Fourth Course: Brasato – short rib, broccoli rabe, cipolini onion, demi – glace. Paired with Azienda Agricola Viviani, Valpolicella Classico Superiore Ripasso, Veneto, Italy, 2010. We knew we had a big mouth-pleasing dish here on our hands, and Charlie wanted a statement wine to match it. And this wine was truly big and mouth-pleasing. Ripasso is a newer classification of valpolicella, a wine I like to call “Baby Amarone”. Amarone is made by taking the same grapes used to make valpolicella (corvina, molinara and rondinella) and drying the grapes, often on straw mats in the sun, effectively raisining the grapes. The reason why Amarone isn’t cheap is because of the labor intensive aspect of the drying and you get more juice out of a grape than you do a raisin. The reason Amarone has a raisiny taste is because it is made from raisins. The drying of the grapes concentrates and intensifies many flavors and the Italian root of Amarone also means bitter, and you can find a bitterness in the taste too.

Ripasso means re-passed, so the must left over from the Amarone production is often combined with the basic valpolicella, or a certain percentage of the Amarone juice is combined. In this case, 40% is blended in, making it more a Toddler Amarone than a Baby Amarone. We were right by the way…the pairing did make a statement. It was the most popular of the night and provided an exclamation point to the meal.

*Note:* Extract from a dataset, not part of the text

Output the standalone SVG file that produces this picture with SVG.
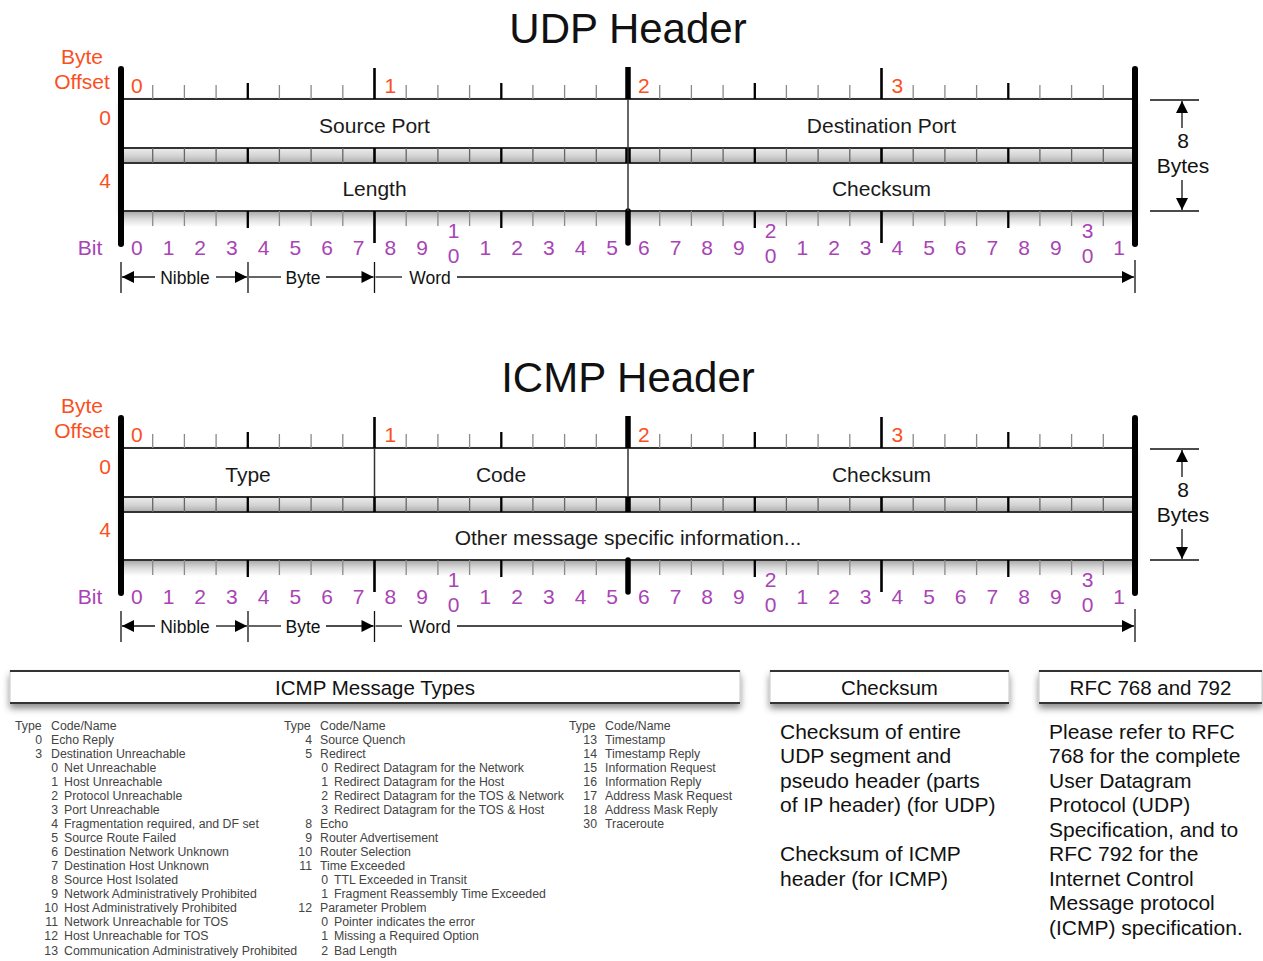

There you have it…it all worked really well. But if you were in attendance, what really worked was that it was a night where everyone in the room was having a great time. It felt great to be in the middle of it…and that is what wine is to me. It is fun, it is social, it is connective, it is something you share with family and friends. For me, I got two fun nights out of it…the event itself, and the time shared with Charlie tasting through his wines deciding what to pair, and not just tasting, but talking and laughing about all sorts of things.